What!?  I know, this seems simple and illogical, but take a moment to consider the concept.  When something unexpected happens and we are placed into a situation we know little or nothing about and everything we have previously known, loved, and created our life around is suddenly at risk; we have a tendency to freak out!  Our emotions kick into high gear and our logic tends to go out the window.  The reality is when we allow our emotions to get in the way we are more likely to make poor decisions, reacting instead of acting with intentionality and clarity.  We don’t intend to, it’s the fight or flight effect, but the reality is all that flailing and unmanaged action is only making things worse.  So, yes...FLOAT.  If we can stop for just a moment and think rationally, we can remember that we don’t have to tread water because we already have the built-in ability to float!  If we can stop the fruitless thrashing and settle down a bit, we can learn how to gain clarity, assess our situation, consider our options, and then take the appropriate course of action.  When you’re going through a separation and divorce, the ability to apply critical thinking skills and act wisely is absolutely essential.  I have broken the term FLOAT into an acronym to help you remember the benefits of slowing down and utilizing your own internal preservation device!  


F     Focus                   

The first thing you must do is to step back and focus in order to gain some clarity and situational awareness.  Find a quiet place to focus your thoughts where you are free from distraction and interruption.
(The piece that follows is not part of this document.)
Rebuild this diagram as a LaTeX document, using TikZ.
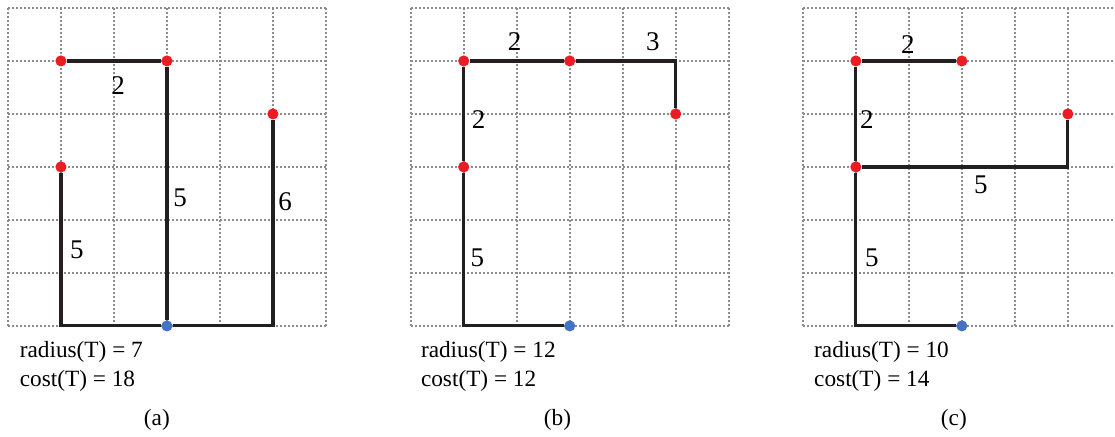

I had a favorite park I would go to and spent many days and hours walking those boardwalks and trails in order to help keep me centered and clear.  

L     Listen                    

Next, you must listen. Listening can come from many valuable sources such as your family, your friends, your attorney, but the most important voice to consider will be your own.  It is wise to take into consideration the advice and thoughts of others, but realize that in the end, you ultimately make the final decisions so you have to be at peace with the choices you make.  Be sure to listen intently and considerately to what your own spirit is telling you.  

O    Obtain/Observe   

You can’t make wise or informed decisions without having the appropriate facts at hand.  Obtaining pertinent information and gathering facts about where you are, what must be prioritized and acted upon first, and what the landscape looks like ahead of you is all-important.  The power of observation is also critical in this process as you have to be aware and alert as you fact-gather in order to discern what type of information is most relevant and why.

A    Assess:           

Once you have the necessary information at hand, you can then begin to assess what will be the best and most appropriate course of action.  Assessing your options also means considering the potential short and long-term consequences for each choice.  Using critical thinking to walk through a potential decision is paramount, as it allows you to consider multiple options and outcomes as opposed to making panicked and regrettable rush to judgment about something.  

T     Take Action:        

Once you have gained clarity, garnered advice, obtained and assessed the facts to determine your next step, it’s time to take intentional and determined action.  Because you have taken the time to carefully walk through and consider the alternatives and outcomes, you can move forward with confidence knowing you have made the best decision possible with the facts at hand.   

When we are in an emotionally fragile place, we can often second-guess ourselves as we wrestle with fear and uncertainty, so having a process in place to help with decision making will be extremely beneficial.  You will also find that as you take the time to process through decisions that your confidence will grow and you will begin to feel a sense of power and self-control return to you.  It takes time and it takes practice, but remembering to FLOAT can help bring stability and clarity to a painful and difficult process.